Wednesday, 18 May 2022

3:07 pm

Photo of Cathal CroweCathal Crowe (Clare, Fianna Fail) | Oireachtas source

I am sure Deputy Cowen will tell me to sit down shortly.

We are here to talk about just transition and the word "just" needs to be focused on. It means fair and equal and just transition is good but it is not geographically fair or equal. If you look at a county like Clare, which I represent, over a number of years we have had an incremental winding down of operations at Moneypoint and the winding back of coal burning operations. There is no just transition for people in Clare and for those who have worked in that plant for many years. There is a bright future and the Green Atlantic project and there is the prospect of 600 jobs and a multimillion euro investment. There is light at the end of the tunnel but for people in Clare and for people who wait for the development of that Green Atlantic offshore wind project, they have to wait a full decade. Given the rate of inflation and how cyclical things are, it is essential that just transition is again renewed and considered on a more geographically fair and equal basis to include County Clare.

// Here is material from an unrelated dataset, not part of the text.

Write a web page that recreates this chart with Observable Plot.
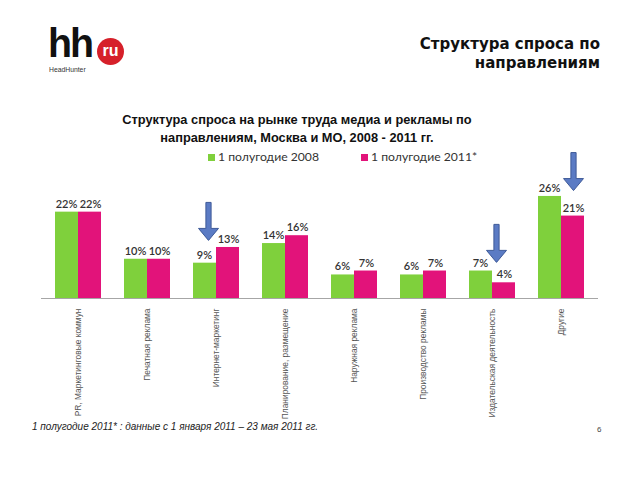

I want to talk about turf. With the way speaking time goes in the Dáil, it is not every day you get a speaking slot on a topic you want to speak about. When I was elected in 2020 with many others, as a newcomer to the Dáil, I signed up to a programme for Government that contained many things. Some Wednesday nights I vote for things that are wonderful and sometimes there are things that I have found to challenge my set of beliefs. One thing I never agreed to in a programme for Government was to ban, in any shape or form, the harvesting or sale of turf and I am glad that proposal has been wound back. We need to tackle air pollution and air quality in the country but turf cutting in a county like Clare is dying out anyway. I know of few people cutting turf and those who do so bag it up in old fertiliser bags before selling it at the local petrol station for €5 or €6 per bag. It is a small trade that is dying out and it was mean spirited, anti-rural and all those other things to even consider banning the harvesting and sale of turf.

I want to speak about wind energy guidelines because these are also intrinsic to the debate we are rightly having about greening our economy and meeting all of our climate change targets. Wind energy is already supplying a large amount of our electricity but there has been a set of guidelines, in draft format, on the desk of the Minister for Environment, Climate Action and Communications, Deputy Eamon Ryan, since early 2020. The current wind energy guidelines date all the way back to 2006. They are 16 years old, they are not fit for purpose and they are among the most outdated in Europe. Depending on which side of the fence you sit on, if you are in the industry and you cannot wait to build more of these and multiply them throughout the countryside, or if you are a resident who is concerned that these are too near your home with the flicker effect and the noise outputs of them, both sides of this argument need to move on with real guidelines that are meaningful and relevant to the planning process nowadays. Yet another planning file was put out in Clare yesterday with further information on a wind energy project because the guidelines are unclear and insufficient and we have planning officials trying to interpret 2006 policy against what modern standards are. It has no correlation whatsoever and I ask that the Minister, Deputy Eamon Ryan, might move that quickly. I will do a generous thing and give some of my time to my colleague, Deputy Cowen.